On Jan. 28, guest scholar Billy Yeargin will discuss Jane Eyre by Charlotte Bronte.
According to the description provided by the library, “Bertha, the mad woman who is literally locked in the attic in Charlotte Bronte’s classic novel, has been read by critics as Jane’s alter ego, the repressed ‘dark side’ of her personality. Bertha represents the ultimate result of Jane’s suffering and oppression.
“Jane Eyre, which is often read simply as a romance novel, may be re-read as a novel about Jane’s struggle to come to terms with the various roles she is expected to or allowed to fulfill: orphan, governess, servant, teacher, and wife.”

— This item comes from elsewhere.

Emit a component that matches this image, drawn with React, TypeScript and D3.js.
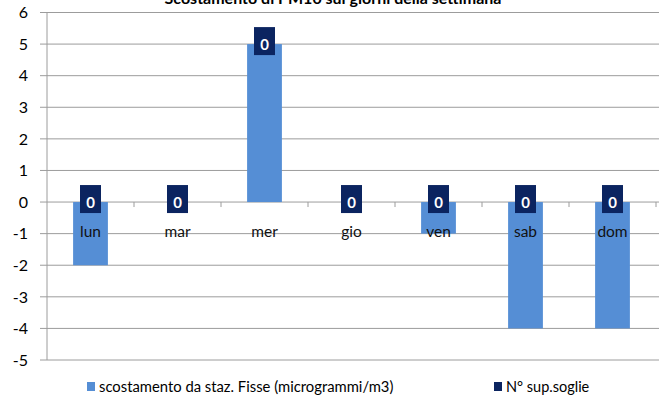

Michelle Manning, with the University of North Carolina at Wilmington, will discuss Wide Sargasso Sea by Jean Rhys Feb. 11.
“Revising Bronte’s limited perspective of Bertha in Jane Eyre as less than human, living as a caged animal, Jean Rhys wrote a radical response to the characterization of the mad woman in the attic,” the description reads.
On Feb. 25, Anne Baker, with N.C. State University, will discuss The Yellow Wallpaper by Charlotte Perkins Gilman.
According to the description, “A thinly-veiled account of her own experience with post-partum depression, Gilman’s own doctor declared her as hysterical and prescribed locking her away for a complete ‘rest.’ He even attributed her illness to her writing and refused her pen and paper. Unlike her heroine, Gilman escaped these oppressive conditions, eventually leaving her husband and child.”
Sue Ross will discuss Surfacing by Margaret Atwood March 10.
The description reads, “Searching for her father, the protagonist quests for her identity. Leaving the city for her childhood island cabin, the nameless heroine confronts multiple dichotomies: wilderness and civilization, sanity and insanity, life and death, freedom and entrapment and gender roles.”
Finally, on March 24, Rebecca Goodwin will discuss Sula by Toni Morrison.
According to the book description, “Sula is a rich and moving story that traces the lives of Nel and Sula, from a small Ohio town, through their divergent paths to womanhood, to their ultimate confrontation and reconciliation.
“The themes of race, gender, history, and love intertwine in the beliefs and actions of these characters. Choosing drastically different life paths, both women suffer the consequences of their choices. Together Nel and Sula represent what it meant to survive as black women in post-Civil War America.”